Rows from a dataset of charts and code:
☆ ☆ ☆ ☆ ☆

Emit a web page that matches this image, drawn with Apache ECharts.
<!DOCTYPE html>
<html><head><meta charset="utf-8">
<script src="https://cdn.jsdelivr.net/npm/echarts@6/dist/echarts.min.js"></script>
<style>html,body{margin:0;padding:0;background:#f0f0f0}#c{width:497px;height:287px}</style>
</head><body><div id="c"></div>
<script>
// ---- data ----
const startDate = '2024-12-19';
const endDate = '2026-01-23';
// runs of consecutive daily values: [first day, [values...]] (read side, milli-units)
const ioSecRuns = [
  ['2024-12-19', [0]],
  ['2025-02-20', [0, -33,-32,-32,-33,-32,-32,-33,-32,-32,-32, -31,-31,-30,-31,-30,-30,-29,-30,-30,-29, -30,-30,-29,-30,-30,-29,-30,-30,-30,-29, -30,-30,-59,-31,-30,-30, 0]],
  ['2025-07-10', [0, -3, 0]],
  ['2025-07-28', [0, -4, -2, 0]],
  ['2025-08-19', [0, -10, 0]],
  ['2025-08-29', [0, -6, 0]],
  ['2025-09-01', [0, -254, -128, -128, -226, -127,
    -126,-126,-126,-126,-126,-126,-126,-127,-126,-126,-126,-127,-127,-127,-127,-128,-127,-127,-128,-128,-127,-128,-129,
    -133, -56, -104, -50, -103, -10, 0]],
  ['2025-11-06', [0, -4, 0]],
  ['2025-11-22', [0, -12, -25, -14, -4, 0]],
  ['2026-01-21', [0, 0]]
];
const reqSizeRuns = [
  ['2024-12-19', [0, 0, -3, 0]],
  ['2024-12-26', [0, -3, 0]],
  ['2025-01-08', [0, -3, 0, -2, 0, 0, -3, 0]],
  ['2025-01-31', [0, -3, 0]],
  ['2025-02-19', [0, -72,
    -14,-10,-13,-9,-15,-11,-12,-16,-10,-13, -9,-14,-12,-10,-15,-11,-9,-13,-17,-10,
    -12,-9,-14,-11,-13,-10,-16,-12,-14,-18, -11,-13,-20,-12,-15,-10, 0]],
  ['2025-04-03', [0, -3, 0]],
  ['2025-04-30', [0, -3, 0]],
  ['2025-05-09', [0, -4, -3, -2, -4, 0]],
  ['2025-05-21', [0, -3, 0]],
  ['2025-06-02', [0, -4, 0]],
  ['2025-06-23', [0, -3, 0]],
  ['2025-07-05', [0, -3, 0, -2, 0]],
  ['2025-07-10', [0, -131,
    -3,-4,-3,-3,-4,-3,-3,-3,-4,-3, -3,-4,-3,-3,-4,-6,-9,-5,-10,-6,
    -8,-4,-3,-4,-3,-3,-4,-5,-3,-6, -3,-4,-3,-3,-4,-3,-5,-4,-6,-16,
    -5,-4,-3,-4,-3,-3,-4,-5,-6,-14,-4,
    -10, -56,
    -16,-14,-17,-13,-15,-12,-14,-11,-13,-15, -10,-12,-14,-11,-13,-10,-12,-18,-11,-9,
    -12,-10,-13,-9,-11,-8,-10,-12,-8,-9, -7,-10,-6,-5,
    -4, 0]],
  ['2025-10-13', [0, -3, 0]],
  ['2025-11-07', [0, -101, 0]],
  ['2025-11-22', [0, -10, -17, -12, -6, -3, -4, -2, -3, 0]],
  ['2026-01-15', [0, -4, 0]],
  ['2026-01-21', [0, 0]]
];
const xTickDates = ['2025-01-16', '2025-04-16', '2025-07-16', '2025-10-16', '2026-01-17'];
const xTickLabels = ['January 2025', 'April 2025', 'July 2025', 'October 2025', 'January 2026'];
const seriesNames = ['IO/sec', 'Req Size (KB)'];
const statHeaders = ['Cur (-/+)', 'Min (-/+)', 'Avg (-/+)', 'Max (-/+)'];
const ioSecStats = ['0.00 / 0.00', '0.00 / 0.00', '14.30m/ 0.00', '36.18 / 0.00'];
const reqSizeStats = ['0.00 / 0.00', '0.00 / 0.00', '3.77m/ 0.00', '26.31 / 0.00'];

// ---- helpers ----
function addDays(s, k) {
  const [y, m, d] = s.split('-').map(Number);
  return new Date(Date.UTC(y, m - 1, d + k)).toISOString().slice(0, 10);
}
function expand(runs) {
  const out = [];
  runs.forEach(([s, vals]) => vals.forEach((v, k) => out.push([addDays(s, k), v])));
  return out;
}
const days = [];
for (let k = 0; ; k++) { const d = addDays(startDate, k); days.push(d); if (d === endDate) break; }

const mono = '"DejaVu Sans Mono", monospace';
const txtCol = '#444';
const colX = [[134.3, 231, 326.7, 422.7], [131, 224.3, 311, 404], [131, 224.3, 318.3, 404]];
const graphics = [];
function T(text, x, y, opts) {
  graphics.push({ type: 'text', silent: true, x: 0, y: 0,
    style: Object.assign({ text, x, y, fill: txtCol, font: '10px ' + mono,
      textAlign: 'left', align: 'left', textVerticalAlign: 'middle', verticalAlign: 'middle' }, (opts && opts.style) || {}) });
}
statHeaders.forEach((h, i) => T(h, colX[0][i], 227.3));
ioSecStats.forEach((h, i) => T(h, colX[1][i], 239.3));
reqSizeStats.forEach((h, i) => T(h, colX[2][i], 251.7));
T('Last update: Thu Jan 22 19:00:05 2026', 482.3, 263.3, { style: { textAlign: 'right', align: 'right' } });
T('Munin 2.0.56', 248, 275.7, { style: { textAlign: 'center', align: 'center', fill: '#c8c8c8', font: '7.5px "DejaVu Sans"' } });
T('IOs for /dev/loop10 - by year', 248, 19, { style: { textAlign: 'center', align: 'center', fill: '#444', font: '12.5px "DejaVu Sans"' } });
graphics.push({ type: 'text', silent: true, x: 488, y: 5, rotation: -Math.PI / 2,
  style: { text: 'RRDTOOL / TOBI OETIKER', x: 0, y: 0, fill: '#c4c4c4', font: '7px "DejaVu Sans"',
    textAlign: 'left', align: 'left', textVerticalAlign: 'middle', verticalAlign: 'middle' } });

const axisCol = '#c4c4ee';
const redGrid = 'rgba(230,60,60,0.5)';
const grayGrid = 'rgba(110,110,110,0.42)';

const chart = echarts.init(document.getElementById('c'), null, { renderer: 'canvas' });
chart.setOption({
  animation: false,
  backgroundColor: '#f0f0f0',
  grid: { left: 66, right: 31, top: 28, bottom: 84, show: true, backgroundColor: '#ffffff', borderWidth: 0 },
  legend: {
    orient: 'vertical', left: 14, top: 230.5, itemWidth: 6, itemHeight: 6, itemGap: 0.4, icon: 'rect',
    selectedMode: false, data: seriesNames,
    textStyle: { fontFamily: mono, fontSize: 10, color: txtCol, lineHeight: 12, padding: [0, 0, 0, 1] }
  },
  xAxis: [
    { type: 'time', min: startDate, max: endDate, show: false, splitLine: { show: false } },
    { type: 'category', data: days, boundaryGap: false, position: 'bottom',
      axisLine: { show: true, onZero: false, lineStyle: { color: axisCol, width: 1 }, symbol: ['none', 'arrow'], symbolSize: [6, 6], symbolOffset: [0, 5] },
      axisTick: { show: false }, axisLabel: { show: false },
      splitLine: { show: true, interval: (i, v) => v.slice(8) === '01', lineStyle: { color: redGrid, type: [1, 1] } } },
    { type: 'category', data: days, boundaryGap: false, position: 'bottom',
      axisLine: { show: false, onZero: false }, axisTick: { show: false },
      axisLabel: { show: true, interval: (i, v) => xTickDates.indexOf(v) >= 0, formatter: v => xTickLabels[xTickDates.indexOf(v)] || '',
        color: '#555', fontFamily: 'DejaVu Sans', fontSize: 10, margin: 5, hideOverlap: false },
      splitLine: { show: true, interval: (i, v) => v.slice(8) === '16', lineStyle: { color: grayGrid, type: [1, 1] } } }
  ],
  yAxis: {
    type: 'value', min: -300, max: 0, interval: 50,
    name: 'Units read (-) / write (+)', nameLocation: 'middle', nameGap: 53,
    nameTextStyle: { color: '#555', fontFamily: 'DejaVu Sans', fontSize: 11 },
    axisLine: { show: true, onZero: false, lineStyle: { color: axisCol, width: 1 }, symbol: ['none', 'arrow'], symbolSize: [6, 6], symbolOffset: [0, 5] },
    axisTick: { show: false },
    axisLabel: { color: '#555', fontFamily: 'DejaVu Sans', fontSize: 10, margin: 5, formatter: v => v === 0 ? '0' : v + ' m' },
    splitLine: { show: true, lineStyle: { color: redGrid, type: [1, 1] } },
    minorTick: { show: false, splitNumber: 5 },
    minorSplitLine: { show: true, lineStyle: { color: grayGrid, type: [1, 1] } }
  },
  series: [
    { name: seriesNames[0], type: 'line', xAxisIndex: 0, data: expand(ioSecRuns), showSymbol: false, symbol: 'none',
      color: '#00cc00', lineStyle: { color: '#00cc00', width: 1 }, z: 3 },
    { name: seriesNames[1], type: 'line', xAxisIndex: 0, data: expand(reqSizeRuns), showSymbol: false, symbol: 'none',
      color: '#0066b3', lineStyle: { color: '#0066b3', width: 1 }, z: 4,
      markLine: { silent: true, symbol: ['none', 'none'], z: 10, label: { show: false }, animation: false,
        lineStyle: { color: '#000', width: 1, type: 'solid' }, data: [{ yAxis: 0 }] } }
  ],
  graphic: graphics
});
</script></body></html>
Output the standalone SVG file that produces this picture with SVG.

☆ ☆ ☆ ☆ ☆

Count every line in the listing above that holds "with", then report only the count.

Exercise answer –
2